01:29 I’m using single quotation marks to delimit the string, and then the double quotation marks inside. They’re not considered as string delimiters, but they’re just the characters double quotation marks.
01:41
So now I press Enter, and my print()
call executes, and I get as an output the string. Great. Second one, an apostrophe in the string.
01:52
Do another print()
call. And now I will use double quotation marks to delimit the string. So I’m opening it up with a double quotation mark. Then I can write something. I will say, "This string's
got an apostrophe"
, and I use an apostrophe after the word string.
02:11 So this string has got an apostrophe. This is not an English lesson, and I wouldn’t be the best person to teach this anyway. But I do have a single quotation mark or an apostrophe in the string, and I can now press Enter, and this will execute and work fine.
02:28
Exercise three was to write a multiline string that also prints on multiple lines. So this I can do by using triple quotation marks. So for example, triple double quotation marks ("""
) or triple single quotation marks ('''
) works the same.
02:43
And now I can say """This string was written
on multiple lines
. Well, not yet. Let me press Enter, and then I can continue with the string and say and it displays across multiple lines
.
03:02
And I need to close the string.
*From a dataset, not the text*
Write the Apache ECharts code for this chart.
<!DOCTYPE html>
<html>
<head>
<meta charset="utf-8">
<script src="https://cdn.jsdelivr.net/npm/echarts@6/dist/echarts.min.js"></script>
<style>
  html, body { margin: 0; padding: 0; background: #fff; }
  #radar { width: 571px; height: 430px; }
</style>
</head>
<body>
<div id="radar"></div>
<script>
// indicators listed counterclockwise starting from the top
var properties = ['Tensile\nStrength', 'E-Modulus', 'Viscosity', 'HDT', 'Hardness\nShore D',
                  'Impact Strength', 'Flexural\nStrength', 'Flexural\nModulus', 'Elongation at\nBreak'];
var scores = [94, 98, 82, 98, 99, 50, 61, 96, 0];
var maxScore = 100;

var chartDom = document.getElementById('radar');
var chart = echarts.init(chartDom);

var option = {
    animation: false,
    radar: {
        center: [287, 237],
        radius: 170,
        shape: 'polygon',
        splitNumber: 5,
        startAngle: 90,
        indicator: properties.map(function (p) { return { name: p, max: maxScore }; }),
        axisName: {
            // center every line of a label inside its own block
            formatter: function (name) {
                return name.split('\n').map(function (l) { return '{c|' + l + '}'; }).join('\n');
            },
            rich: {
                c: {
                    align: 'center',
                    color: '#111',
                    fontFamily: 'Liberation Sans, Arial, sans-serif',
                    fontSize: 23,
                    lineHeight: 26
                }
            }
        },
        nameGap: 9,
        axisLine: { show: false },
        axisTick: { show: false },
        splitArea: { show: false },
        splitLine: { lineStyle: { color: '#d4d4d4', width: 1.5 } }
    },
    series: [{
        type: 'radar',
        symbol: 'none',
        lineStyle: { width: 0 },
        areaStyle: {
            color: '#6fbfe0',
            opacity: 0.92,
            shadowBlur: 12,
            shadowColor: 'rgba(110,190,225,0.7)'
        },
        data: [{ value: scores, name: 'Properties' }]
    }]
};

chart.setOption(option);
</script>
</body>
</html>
So I’ll close it again with triple double quotation marks. One, two, three. And then also close the parentheses from the print()
function.
03:15 And now I’m ready to press Enter. And this executes. And as you can see, the newline character, so the Enter that I pressed in here, this newline character, is also part of the string.
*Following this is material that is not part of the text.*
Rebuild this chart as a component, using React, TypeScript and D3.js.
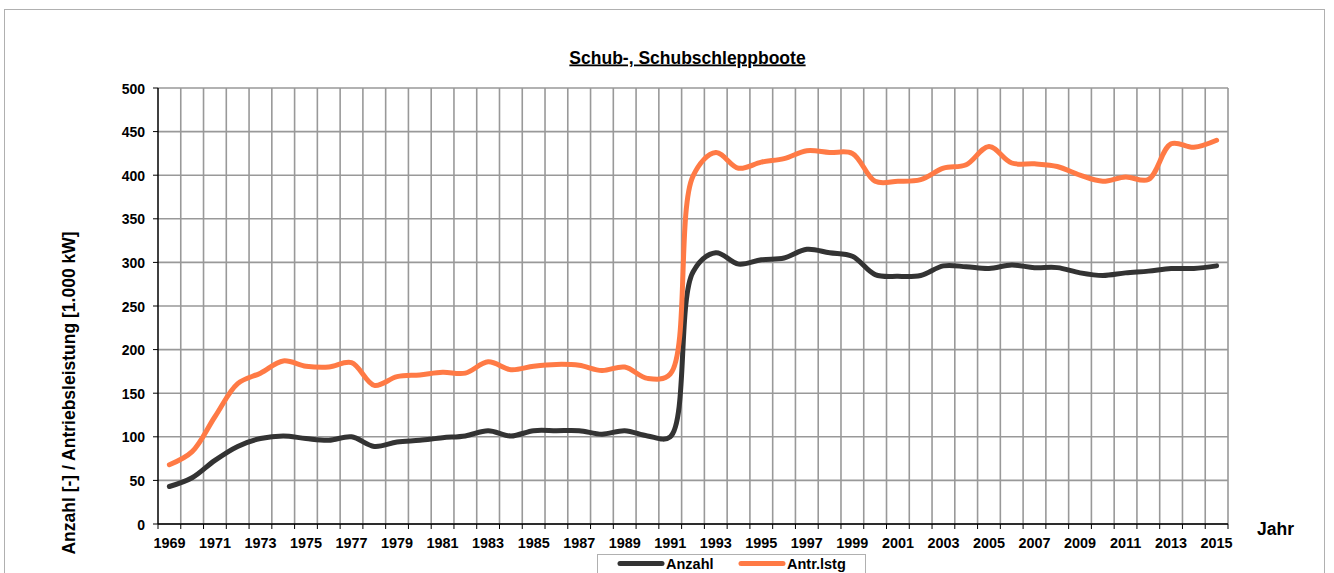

03:24 So the output includes it, and that’s why it displays on two lines.
03:30 And then finally, the last task, write a multiline string that prints on a single line. And you can do that with escaping the newline character. Now I’m just going to use one double quotation mark.
03:41
And I’ll say, "This one-line string was written
and then I will use the backslash character (\
), which escapes. It’s a special character that escapes the following character, which in this case is going to be a newline because after putting the backslash character, I’ll press Enter and continue typing in the next line.
04:03
But Python considers this to still be part of the previous line. So continue writing my string saying, using multiple lines"
and then close the string. With a string like this one that’s delimited with only one quotation mark, spreading a string over multiple lines like I do here only works when you use the backslash character.
04:26
Otherwise, Python would raise a SyntaxError
.
04:30 And now press Enter. And as you can see, it displays on just a single line because I escaped the newline character that I used in here. All right, so that was a quick recap on the different ways you can mix and match quotation marks when writing your string literals.